St Wilfrid's Catholic High School is a mixed secondary school and sixth form with academy status located in Featherstone, West Yorkshire, England. It has Vocational specialisms.

==School history and overview==
St Wilfrid's was opened in 1963. In 1998, St Wilfrid's became a Language College which offered six languages including French, Spanish, German, Russian, Italian and Japanese. These courses have been discontinued in a bid to reduce costs.

The most recent OfSTED and Section 48 Religious Education inspection which identified the school as "friendly school where pupils are supported by caring staff who are focused on helping them to succeed". St. Wilfrid's was awarded a second specialism as a Vocational specialist college which came into effect in September 2006. Courses on offer to pupils include: Health & Social care, Travel and Tourism, Performing Arts (Dance, Singing and Drama), IT for Practitioners, NVQ in European languages, NVQ Hairdressing, CISCO IT networking and Construction.

The school became an academy in November 2012. The school had its 50th birthday celebration in October 2013.

The school has had various leadership, uniform and management issues in the past.

The school has launched a theatrical production every year for approximately 20 years; the plays and musicals always draw in audiences of local families and the parents of pupils. The most recent of these productions was "Musicals Through the Ages" which was performed on 7 and 8 February 2023. They also have a "St Wilfrid's Day" once per year (stopped during the Coronavirus Pandemic, later resumed since 2022 as normal) to celebrate and gather students together.

==Awards==
The school has achieved several national awards including the Schools Curriculum Award, Sportsmark Award, the School Achievement Award given in 2002 and 2003 for outstanding improvements in GCSE results. The Arts Council Artsmark Silver award, the British Council International School Award for outstanding global links, the Ramseys Award given to the school with the best global video-conferencing facilities and programme, as well as the Investors in People Award recognising excellence in training and development for all teaching and non-teaching staff have also been earned. In February 2007 the school was awarded the Arts Council Artsmark Gold award. In 2021 the school was awarded again for their effort to help the climate and make the school more eco friendly.

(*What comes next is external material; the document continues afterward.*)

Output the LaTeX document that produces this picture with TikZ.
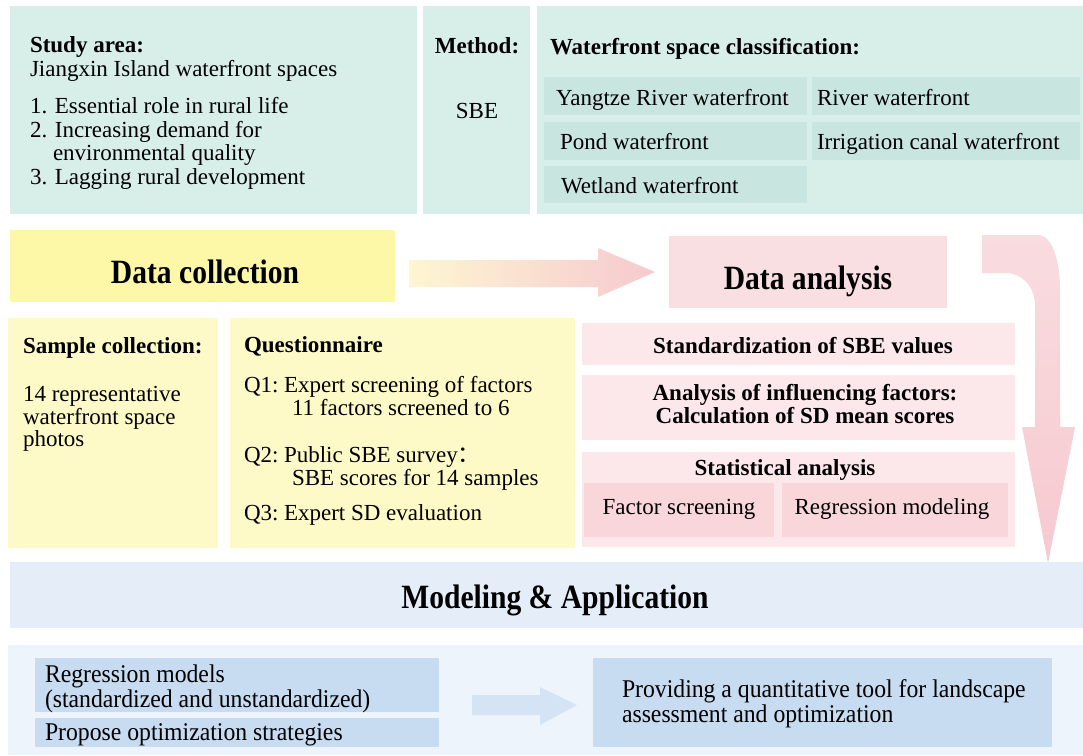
\documentclass[tikz,border=0pt]{standalone}
\usepackage{fontspec}
\setmainfont{Liberation Serif}
\newfontfamily\condfont[FakeStretch=0.87]{Liberation Serif}
\newfontfamily\bcondfont[FakeStretch=0.93]{Liberation Serif}
\newfontfamily\cjkfont{Noto Sans CJK SC}
\usetikzlibrary{fit}
\definecolor{teal0}{HTML}{D8EEE9}
\definecolor{teal1}{HTML}{C9E5DF}
\definecolor{yel0}{HTML}{FCF8A8}
\definecolor{yel1}{HTML}{FDFAC8}
\definecolor{pink0}{HTML}{F9DFE2}
\definecolor{pink1}{HTML}{FCE7EA}
\definecolor{pink2}{HTML}{F8D6DA}
\definecolor{pinkarrowA}{HTML}{F9DCE0}
\definecolor{pinkarrowB}{HTML}{F6C9CF}
\definecolor{arrowyel}{HTML}{FDF6D2}
\definecolor{blue0}{HTML}{E5EEF8}
\definecolor{blue1}{HTML}{EEF4FB}
\definecolor{blue2}{HTML}{C7DBF1}
\definecolor{bluearrow}{HTML}{D5E4F4}
\begin{document}
\begin{tikzpicture}[x=1pt,y=-1pt,
  bx/.style={inner sep=0pt, outer sep=0pt, draw=none},
  lt/.style={inner sep=0pt, outer sep=0pt, anchor=base west, font=\fontsize{23}{25}\selectfont},
  ct/.style={inner sep=0pt, outer sep=0pt, anchor=base, font=\fontsize{23}{25}\selectfont},
  lb/.style={lt, font=\fontsize{23}{25}\selectfont\bfseries},
  cb/.style={ct, font=\fontsize{23}{25}\selectfont\bfseries},
  title/.style={inner sep=0pt, outer sep=0pt, anchor=base, font=\fontsize{34}{36}\selectfont\condfont\bfseries},
  bt/.style={inner sep=0pt, outer sep=0pt, anchor=base west, font=\fontsize{25.5}{27}\selectfont\bcondfont}
]
\useasboundingbox[fill=white] (0,0) rectangle (1083,755);

% top row
\node[bx, fill=teal0, fit={(10,6) (417,214)}] (sa) {};
\node[bx, fill=teal0, fit={(423,6) (530,214)}] (me) {};
\node[bx, fill=teal0, fit={(537,6) (1083,214)}] (cl) {};
\node[bx, fill=teal1, fit={(544,77) (807,115)}] (ya) {};
\node[bx, fill=teal1, fit={(812,77) (1080,115)}] (rv) {};
\node[bx, fill=teal1, fit={(544,122) (807,160)}] (po) {};
\node[bx, fill=teal1, fit={(812,122) (1080,160)}] (ir) {};
\node[bx, fill=teal1, fit={(544,166) (807,203)}] (we) {};

\node[lb] (sah) at (30,52) {Study area:};
\node[lt] (sa0) at (30,76) {Jiangxin Island waterfront spaces};
\node[lt] (sa1) at (30,113) {1. Essential role in rural life};
\node[lt] (sa2) at (30,137) {2. Increasing demand for};
\node[lt] (sa3) at (53,160) {environmental quality};
\node[lt] (sa4) at (30,184) {3. Lagging rural development};

\node[cb] (meh) at (477,53) {Method:};
\node[ct] (me1) at (477,118) {SBE};

\node[lb] (clh) at (550,54) {Waterfront space classification:};
\node[lt] at (556,105) {Yangtze River waterfront};
\node[lt] at (817,105) {River waterfront};
\node[lt] at (560,149) {Pond waterfront};
\node[lt] at (817,149) {Irrigation canal waterfront};
\node[lt] at (561,193) {Wetland waterfront};

% middle row
\node[bx, fill=yel0, fit={(10,230) (395,302)}] (dc) {};
\node[bx, fill=pink0, fit={(669,236) (947,308)}] (da) {};
\node[title] at (205,283) {Data collection};
\node[title] at (808,289) {Data analysis};

\shade[left color=arrowyel, right color=pinkarrowB]
  (409,260) -- (598,260) -- (598,248) -- (655,272) -- (598,297) -- (598,287) -- (409,287) -- cycle;

\shade[top color=pinkarrowA, bottom color=pinkarrowB]
  (982,235) -- (1040,235) .. controls (1053,238) and (1060,262) .. (1060,290)
  -- (1060,427) -- (1075,427) -- (1048,563) -- (1022,427) -- (1035,427)
  -- (1035,305) .. controls (1035,287) and (1022,273) .. (1005,273) -- (982,273) -- cycle;

% collection boxes
\node[bx, fill=yel1, fit={(8,318) (218,548)}] (sc) {};
\node[bx, fill=yel1, fit={(230,318) (575,548)}] (qu) {};
\node[lb] at (23,353) {Sample collection:};
\node[lt] at (23,401) {14 representative};
\node[lt] at (23,424) {waterfront space};
\node[lt] at (23,446) {photos};

\node[lb] at (244,352) {Questionnaire};
\node[lt] at (244,392) {Q1:};
\node[lt] at (284,392) {Expert screening of factors};
\node[lt] at (292,415) {11 factors screened to 6};
\node[lt] at (244,462) {Q2:};
\node[lt] at (284,462) {Public SBE survey{\cjkfont ：}};
\node[lt] at (292,485) {SBE scores for 14 samples};
\node[lt] at (244,520) {Q3:};
\node[lt] at (284,520) {Expert SD evaluation};

% analysis boxes
\node[bx, fill=pink1, fit={(582,323) (1015,365)}] (st) {};
\node[bx, fill=pink1, fit={(582,375) (1015,440)}] (an) {};
\node[bx, fill=pink1, fit={(582,452) (1015,547)}] (sx) {};
\node[bx, fill=pink2, fit={(584,483) (774,537)}] (fs) {};
\node[bx, fill=pink2, fit={(782,483) (1008,537)}] (rm) {};
\node[cb] at (803,353) {Standardization of SBE values};
\node[cb] at (805,400) {Analysis of influencing factors:};
\node[cb] at (805,423) {Calculation of SD mean scores};
\node[cb] at (785,475) {Statistical analysis};
\node[ct] at (679,514) {Factor screening};
\node[ct] at (892,514) {Regression modeling};

% bottom
\node[bx, fill=blue0, fit={(10,562) (1083,628)}] (mo) {};
\node[title] at (555,608) {Modeling \& Application};
\node[bx, fill=blue1, fit={(8,645) (1083,755)}] (bc) {};
\node[bx, fill=blue2, fit={(35,658) (439,712)}] (rg) {};
\node[bx, fill=blue2, fit={(35,718) (439,747)}] (pr) {};
\node[bx, fill=blue2, fit={(593,658) (1052,747)}] (pv) {};
\node[bt] at (45,682) {Regression models};
\node[bt] at (45,707) {(standardized and unstandardized)};
\node[bt] at (45,740) {Propose optimization strategies};
\node[bt] at (622,697) {Providing a quantitative tool for landscape};
\node[bt] at (622,722) {assessment and optimization};
\fill[bluearrow] (472,695) -- (540,695) -- (540,687) -- (577,705) -- (540,725) -- (540,715) -- (472,715) -- cycle;
\end{tikzpicture}
\end{document}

== Vocational specialisms ==
In 2006 the school was awarded a second specialism as a Vocational College. Vocational specialism means that the school offers a distinctive range of courses that provide opportunities for pupils to gain qualifications. All vocational courses follow a curriculum developed by exam boards with the help of employers. Wherever possible, links to the world of employment are emphasised; this may be visiting speakers, work placements, visits or real work. This means that in most cases pupils will be occupationally competent to carry out a job in their chosen career.

==A-Level and BTEC available courses==

- Biology (A Level)
- Business (A Level)
- Chemistry (A Level)
- English Language (A Level)
- English Literature (A Level)
- Extended Project (A Level)
- Fine Art (A Level)
- Geography (A Level)
- History (A Level)
- Mathematics (A Level)
- Further Mathematics (A Level)
- Media (A Level)
- Photography (A Level)
- Physical Education (A Level)
- Physics (A Level)
- Psychology (A Level)
- Religious Studies (A Level)
- Sociology (A Level)
- Health and Social Care (BTEC Extended Diploma)
- Applied Sciences (BTEC Extended Certificate and Diploma)

==Language curriculum==

The curriculum includes three languages, French, German and Spanish, two of which are taught at key stage 3 as first and second languages. In key stage 4 the department teaches three languages at GCSE level.

NVQ level 1 language units qualification was introduced into the teaching of the department in September 2005. NVQ Level 2 qualifications were introduced in September 2006.

At A2 level, French, German, Spanish and Italian are no longer taught.